1.1 Sens moral et vertu : La valeur morale est une valeur désintéressée - Accord de l'être et du paraître - La bienfaisance non un affect dû à la volonté ou à la raison

  • Chapitre 2 : Et pourtant le sens moral existe bien - L'Apparence de la vertu -

La possibilité de l'approbation morale, et donc du jugement moral, résulte de la confiance que l'on peut accorder à la phénoménalité de l'intention, en laquelle s'accordent l'être et le paraître, les mobiles de l'action désintéressée se révélant au grand jour dans certaines actions manifestement altruistes, balayant d'avance tout soupçon. Il appartient à la vertu de se donner et de s'exposer dans son évidence aux regards de tous. Inversement, "les actions qui sont, en fait, excessivement utiles, apparaîtront dépourvues de beauté morale si nous savons qu'elles ne procèdent d'aucune intention bienfaisante envers autrui"(*). c'est le mobile de la volonté, égoïste ou non, qui définit le caractère moral ou immoral de l'intention, mais ce mobile, loin d'être inconnaissable, caché dans le secret du cœur, est au contraire pleinement perceptible dans l'action bonne ou mauvaise. Le paraître de la vertu n'en fait donc pas une apparence trompeuse. (p 52)
(*) : Francis Hutcheson, Essai sur la nature et la conduite des passions et affections avec illustrations sur le sens moral. (1728)
...
Les motivations désintéressées sont, dans certains actes, d'une clarté telle qu'aucun soupçon sur leur nature véritable n'est possible : "Notre sens moral nous détermine à approuver ces dispositions aimables là où nous les avons le plus distinctement observées, et notre bienveillance nous fait prendre part à l'intérêt de ceux qui les possèdent"(*).
Le sens moral doit donc être compris, au double sens de la disposition naturelle envers la bienfaisance, laquelle nous attache au bonheur des autres ou au bien public indépendamment de tout intérêt propre, et de la faculté de juger, d'approuver ou de condamner les actions humaines dont les intentions se donnent souvent, quoique pas toujours, avec une évidence en laquelle on peut avoir une pleine et entière confiance (en particulier dans les cas d'égoïsme ou, à l'inverse, d'altruisme manifestes).
Ce n'est pas que cette confiance soit naïve, qu'elle ne puisse être trompée ou que l'on ne soit pas parfois confronté à des incertitudes sur la part d'amour-propre et de bienveillance qui se mêlent dans les intentions de la volonté ; mais sans cette confiance originaire dans ce qui se donne à voir, dans la vertu révélatrice du paraître, il n'y aurait même pas possibilité de douter ou de procéder à un examen critique des mobiles, égoïstes ou désintéressés, du sujet. Et il en est ainsi parce que, dans la vie quotidienne, la confiance l'emporte généralement, chez la plupart d'entre nous, sur la méfiance. Non point qu'elle ne puisse être déçue ou trompée, mais précisément la tromperie et la déception qui en résulte présupposent que la confiance soit le mode premier, le mode originaire, par lequel nous nous rapportons aux autres et au monde. (p 53)
...
Que la bienfaisance ne soit pas réductible à un secret calcul de la volonté tient en outre à une raison fondamentale, et qui se montre dans les sentiments de compassion et de pitié que suscite le spectacle de la souffrance d'autrui. Ces affections sont ressenties immédiatement, passivement, et notre volonté n'y a pas plus de part que la raison. En tant que l'affect est une modification de la sensibilité humaine, il n'est ni "rationnel" ni susceptible d'être "instrumentalisé" par la volonté afin de servir les fins égoïstes du sujet. (p 54)
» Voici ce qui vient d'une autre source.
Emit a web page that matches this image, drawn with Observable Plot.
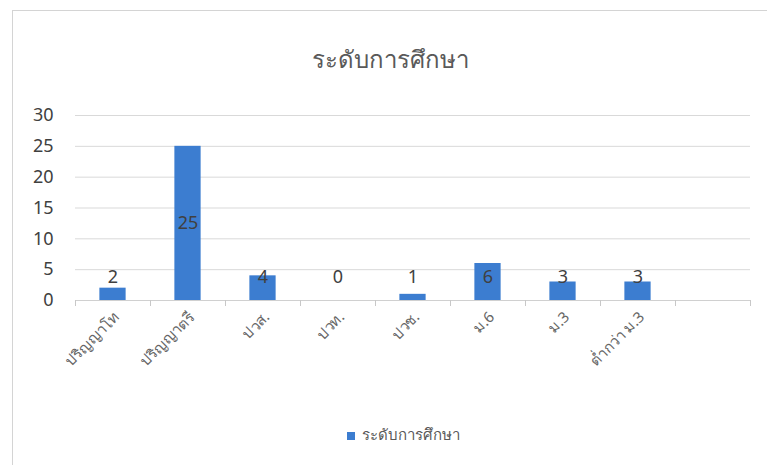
<!DOCTYPE html>
<html>
<head>
<meta charset="utf-8">
<script src="https://cdn.jsdelivr.net/npm/d3@7"></script>
<script src="https://cdn.jsdelivr.net/npm/@observablehq/plot@0.6"></script>
<style>
  body { margin: 0; background: #fff; font-family: "Noto Sans", "DejaVu Sans", sans-serif; }
  #wrap { position: relative; width: 767px; height: 465px; overflow: hidden; }
  #frame { position: absolute; left: 12px; top: 10px; width: 760px; height: 460px; border-left: 1px solid #d4d4d4; border-top: 1px solid #d4d4d4; }
  #title { position: absolute; left: 0; width: 780px; top: 40px; text-align: center; font-size: 24px; color: #595959; }
  #chart { position: absolute; left: 0; top: 100px; }
  #legend { position: absolute; left: 0; width: 806px; top: 423px; text-align: center; font-size: 15px; color: #595959; }
  #legend span.sw { display: inline-block; width: 8px; height: 8px; background: #3c7dd0; margin-right: 7px; vertical-align: middle; }
</style>
</head>
<body>
<div id="wrap">
  <div id="frame"></div>
  <div id="title">ระดับการศึกษา</div>
  <div id="chart"></div>
  <div id="legend"><span class="sw"></span><span>ระดับการศึกษา</span></div>
</div>
<script>
const categories = ["ปริญญาโท", "ปริญญาตรี", "ปวส.", "ปวท.", "ปวช.", "ม.6", "ม.3", "ต่ำกว่า ม.3", " "];
const values = [2, 25, 4, 0, 1, 6, 3, 3];
const yTicks = [0, 5, 10, 15, 20, 25, 30];
const seriesName = "ระดับการศึกษา";

const data = values.map((v, i) => ({cat: categories[i], v}));
const barColor = "#3c7dd0";
const band = (767 - 75 - 17) / categories.length;

const chart = Plot.plot({
  width: 767,
  height: 300,
  marginLeft: 75,
  marginRight: 17,
  marginTop: 15,
  marginBottom: 100,
  style: {fontFamily: '"Noto Sans", "DejaVu Sans", sans-serif', background: "transparent"},
  x: {type: "band", domain: categories, padding: 0, label: null},
  y: {domain: [0, 30], label: null},
  marks: [
    Plot.gridY(yTicks.filter(t => t > 0), {stroke: "#d9d9d9", strokeOpacity: 1}),
    Plot.axisY(yTicks, {tickSize: 0, tickPadding: 22, fontSize: 18, fill: "#404040", label: null}),
    Plot.barY(data, {x: "cat", y: "v", fill: barColor, insetLeft: band * 0.325, insetRight: band * 0.325}),
    Plot.ruleY([0], {stroke: "#d0d0d0"}),
    Plot.axisX({tickSize: 6, dx: -band / 2, tickFormat: () => "", stroke: "#c8c8c8", label: null}),
    Plot.axisX([categories[categories.length - 1]], {tickSize: 6, dx: band / 2, tickFormat: () => "", stroke: "#c8c8c8", label: null}),
    Plot.axisX({tickSize: 0, tickRotate: -45, tickPadding: 14, dx: 4, fontSize: 15, fill: "#666666", label: null}),
    Plot.text(data, {x: "cat", y: d => Math.max(d.v / 2, 3.7), text: d => String(d.v), fontSize: 18, fill: "#404040"})
  ]
});
document.getElementById("chart").appendChild(chart);
</script>
</body>
</html>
1.2 Sens moral et paradigme de l'amour des parents : L' obligation de bienveillance vis à vis de l'autre passe en premier comme une obligation vis à vis de soi - Le registre de l'altruisme n'est pas le sacrifice

  • Chapitre 2 : Et pourtant le sens moral existe bien - Le paradigme de l'amour des parents -

L'obligation de la bienveillance jaillit du fond de notre intériorité, et la première condamnation à laquelle s'expose le manquement d'y répondre vient de soi, dans le sentiment de malaise, d'inquiétude, d’intranquillité, d' uneasiness que cette défaillance nous fait éprouver. En ce sens-là, l'obligation de la bienveillance est primordialement une obligation vis-à-vis de soi avant d'être une obligation vis-à-vis de l'autre. Ou plutôt vis-à-vis de l'autre qui s'éprouve d'abord comme obligation vis-à-vis de soi, et ce indépendamment de toute norme, de tout commandement, de toute loi. C'est là une idée tout à fait décisive qui nous permet de concevoir l'altruisme dans un registre qui n'est pas celui du sacrifice, de l'oubli de soi auquel on le rapporte habituellement. (p 57)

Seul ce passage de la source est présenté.